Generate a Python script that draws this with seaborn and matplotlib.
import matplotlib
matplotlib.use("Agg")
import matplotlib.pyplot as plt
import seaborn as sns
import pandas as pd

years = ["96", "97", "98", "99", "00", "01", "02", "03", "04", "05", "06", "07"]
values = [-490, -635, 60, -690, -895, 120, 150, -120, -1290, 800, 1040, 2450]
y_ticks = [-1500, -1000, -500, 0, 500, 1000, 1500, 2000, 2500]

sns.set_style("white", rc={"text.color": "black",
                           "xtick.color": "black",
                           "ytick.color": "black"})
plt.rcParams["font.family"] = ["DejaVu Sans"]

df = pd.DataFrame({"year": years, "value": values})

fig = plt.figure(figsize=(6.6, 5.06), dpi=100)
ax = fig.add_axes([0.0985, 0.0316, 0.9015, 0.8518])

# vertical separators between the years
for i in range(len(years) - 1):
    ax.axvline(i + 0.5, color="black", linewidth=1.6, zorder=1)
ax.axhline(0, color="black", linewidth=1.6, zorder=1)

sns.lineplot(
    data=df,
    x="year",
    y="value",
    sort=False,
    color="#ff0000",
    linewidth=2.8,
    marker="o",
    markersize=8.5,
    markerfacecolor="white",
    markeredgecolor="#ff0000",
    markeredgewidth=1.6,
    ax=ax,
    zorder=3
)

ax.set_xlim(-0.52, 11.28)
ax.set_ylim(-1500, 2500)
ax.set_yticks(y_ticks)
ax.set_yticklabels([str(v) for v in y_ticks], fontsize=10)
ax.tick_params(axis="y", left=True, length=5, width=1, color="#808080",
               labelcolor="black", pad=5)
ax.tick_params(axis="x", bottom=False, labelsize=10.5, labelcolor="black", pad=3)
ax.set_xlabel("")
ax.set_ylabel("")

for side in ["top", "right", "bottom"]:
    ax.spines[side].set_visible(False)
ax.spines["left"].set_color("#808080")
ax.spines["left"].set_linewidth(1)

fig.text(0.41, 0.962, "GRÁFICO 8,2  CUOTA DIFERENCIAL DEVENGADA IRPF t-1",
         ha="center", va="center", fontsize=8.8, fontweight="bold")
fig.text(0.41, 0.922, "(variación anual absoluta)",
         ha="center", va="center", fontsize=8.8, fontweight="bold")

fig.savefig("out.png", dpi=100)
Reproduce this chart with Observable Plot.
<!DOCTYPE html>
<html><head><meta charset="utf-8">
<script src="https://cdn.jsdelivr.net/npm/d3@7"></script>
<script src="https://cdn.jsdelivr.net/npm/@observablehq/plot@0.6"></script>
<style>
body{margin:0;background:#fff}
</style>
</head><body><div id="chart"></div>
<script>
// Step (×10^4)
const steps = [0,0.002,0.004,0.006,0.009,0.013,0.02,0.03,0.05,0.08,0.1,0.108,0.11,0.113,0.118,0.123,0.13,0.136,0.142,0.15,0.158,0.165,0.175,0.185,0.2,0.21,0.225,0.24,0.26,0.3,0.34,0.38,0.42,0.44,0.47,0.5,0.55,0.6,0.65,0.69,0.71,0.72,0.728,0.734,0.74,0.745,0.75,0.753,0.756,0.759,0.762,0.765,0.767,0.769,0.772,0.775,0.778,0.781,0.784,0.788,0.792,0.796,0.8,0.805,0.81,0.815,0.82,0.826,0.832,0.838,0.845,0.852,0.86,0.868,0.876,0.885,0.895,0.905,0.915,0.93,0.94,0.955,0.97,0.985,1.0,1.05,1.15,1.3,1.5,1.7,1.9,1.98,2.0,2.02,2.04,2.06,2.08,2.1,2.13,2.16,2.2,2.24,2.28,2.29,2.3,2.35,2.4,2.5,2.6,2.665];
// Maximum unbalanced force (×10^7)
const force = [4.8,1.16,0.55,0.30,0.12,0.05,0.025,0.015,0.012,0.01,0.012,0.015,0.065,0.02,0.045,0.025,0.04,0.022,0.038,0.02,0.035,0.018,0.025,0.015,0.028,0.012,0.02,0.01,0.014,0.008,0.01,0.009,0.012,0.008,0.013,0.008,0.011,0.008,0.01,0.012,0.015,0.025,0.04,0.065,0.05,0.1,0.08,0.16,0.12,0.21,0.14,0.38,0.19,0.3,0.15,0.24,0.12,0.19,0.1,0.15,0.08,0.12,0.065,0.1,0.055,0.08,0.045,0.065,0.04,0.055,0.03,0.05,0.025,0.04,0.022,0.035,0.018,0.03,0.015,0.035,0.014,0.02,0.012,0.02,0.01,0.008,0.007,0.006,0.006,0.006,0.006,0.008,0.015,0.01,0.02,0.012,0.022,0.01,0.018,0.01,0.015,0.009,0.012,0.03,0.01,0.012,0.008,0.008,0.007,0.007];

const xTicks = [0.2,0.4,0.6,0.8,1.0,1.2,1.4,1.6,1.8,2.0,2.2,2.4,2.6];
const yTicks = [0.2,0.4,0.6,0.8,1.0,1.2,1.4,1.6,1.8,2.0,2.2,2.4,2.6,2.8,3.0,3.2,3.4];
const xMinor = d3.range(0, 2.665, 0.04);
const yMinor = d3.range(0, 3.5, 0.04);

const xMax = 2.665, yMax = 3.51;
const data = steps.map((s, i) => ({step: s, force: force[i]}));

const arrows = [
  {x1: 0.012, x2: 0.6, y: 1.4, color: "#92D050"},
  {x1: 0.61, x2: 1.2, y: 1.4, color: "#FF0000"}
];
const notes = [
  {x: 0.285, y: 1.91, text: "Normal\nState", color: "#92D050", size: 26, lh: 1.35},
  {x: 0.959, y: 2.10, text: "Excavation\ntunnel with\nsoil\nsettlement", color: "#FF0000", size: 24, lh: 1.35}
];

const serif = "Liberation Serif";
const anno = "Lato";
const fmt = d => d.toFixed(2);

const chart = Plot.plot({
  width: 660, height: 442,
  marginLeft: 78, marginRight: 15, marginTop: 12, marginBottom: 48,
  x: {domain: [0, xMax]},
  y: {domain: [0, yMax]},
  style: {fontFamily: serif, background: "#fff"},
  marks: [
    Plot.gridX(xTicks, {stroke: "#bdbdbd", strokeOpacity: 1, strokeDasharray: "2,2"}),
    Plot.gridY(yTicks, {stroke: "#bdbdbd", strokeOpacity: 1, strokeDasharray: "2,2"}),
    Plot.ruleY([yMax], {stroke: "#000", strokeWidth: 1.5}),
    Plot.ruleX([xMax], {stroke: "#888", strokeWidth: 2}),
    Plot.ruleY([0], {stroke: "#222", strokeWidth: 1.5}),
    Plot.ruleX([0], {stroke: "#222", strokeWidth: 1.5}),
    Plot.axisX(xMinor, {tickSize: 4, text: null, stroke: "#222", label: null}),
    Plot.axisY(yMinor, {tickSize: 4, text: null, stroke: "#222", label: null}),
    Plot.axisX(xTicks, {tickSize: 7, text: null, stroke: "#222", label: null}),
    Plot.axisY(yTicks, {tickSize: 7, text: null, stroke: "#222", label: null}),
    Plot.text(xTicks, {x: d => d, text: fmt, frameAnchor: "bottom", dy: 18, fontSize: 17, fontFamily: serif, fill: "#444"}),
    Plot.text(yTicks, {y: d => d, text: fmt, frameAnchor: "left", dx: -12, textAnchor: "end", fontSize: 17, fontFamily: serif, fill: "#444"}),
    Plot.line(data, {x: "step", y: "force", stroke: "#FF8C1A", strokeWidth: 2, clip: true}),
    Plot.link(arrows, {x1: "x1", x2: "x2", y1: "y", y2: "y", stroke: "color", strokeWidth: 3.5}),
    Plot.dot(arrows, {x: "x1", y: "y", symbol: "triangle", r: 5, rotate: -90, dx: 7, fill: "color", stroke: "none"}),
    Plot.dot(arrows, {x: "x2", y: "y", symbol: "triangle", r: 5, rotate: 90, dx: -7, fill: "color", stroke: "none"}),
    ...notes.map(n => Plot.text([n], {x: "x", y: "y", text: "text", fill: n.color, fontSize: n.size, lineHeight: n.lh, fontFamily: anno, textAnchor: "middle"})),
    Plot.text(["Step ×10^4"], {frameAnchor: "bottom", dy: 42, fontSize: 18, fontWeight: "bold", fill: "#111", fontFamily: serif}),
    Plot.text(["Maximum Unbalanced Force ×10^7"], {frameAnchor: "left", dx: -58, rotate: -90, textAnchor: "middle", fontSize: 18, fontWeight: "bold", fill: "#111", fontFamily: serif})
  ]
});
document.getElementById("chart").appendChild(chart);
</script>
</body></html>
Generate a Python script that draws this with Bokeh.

--

Given problem: Repeat, exactly and only, the lines from the beginning of the material through the line that contains "y_ticks = [-1500, -1000, -500, 0, 500, 1000, 1500, 2000, 2500]".

Final answer:
Generate a Python script that draws this with seaborn and matplotlib.
import matplotlib
matplotlib.use("Agg")
import matplotlib.pyplot as plt
import seaborn as sns
import pandas as pd

years = ["96", "97", "98", "99", "00", "01", "02", "03", "04", "05", "06", "07"]
values = [-490, -635, 60, -690, -895, 120, 150, -120, -1290, 800, 1040, 2450]
y_ticks = [-1500, -1000, -500, 0, 500, 1000, 1500, 2000, 2500]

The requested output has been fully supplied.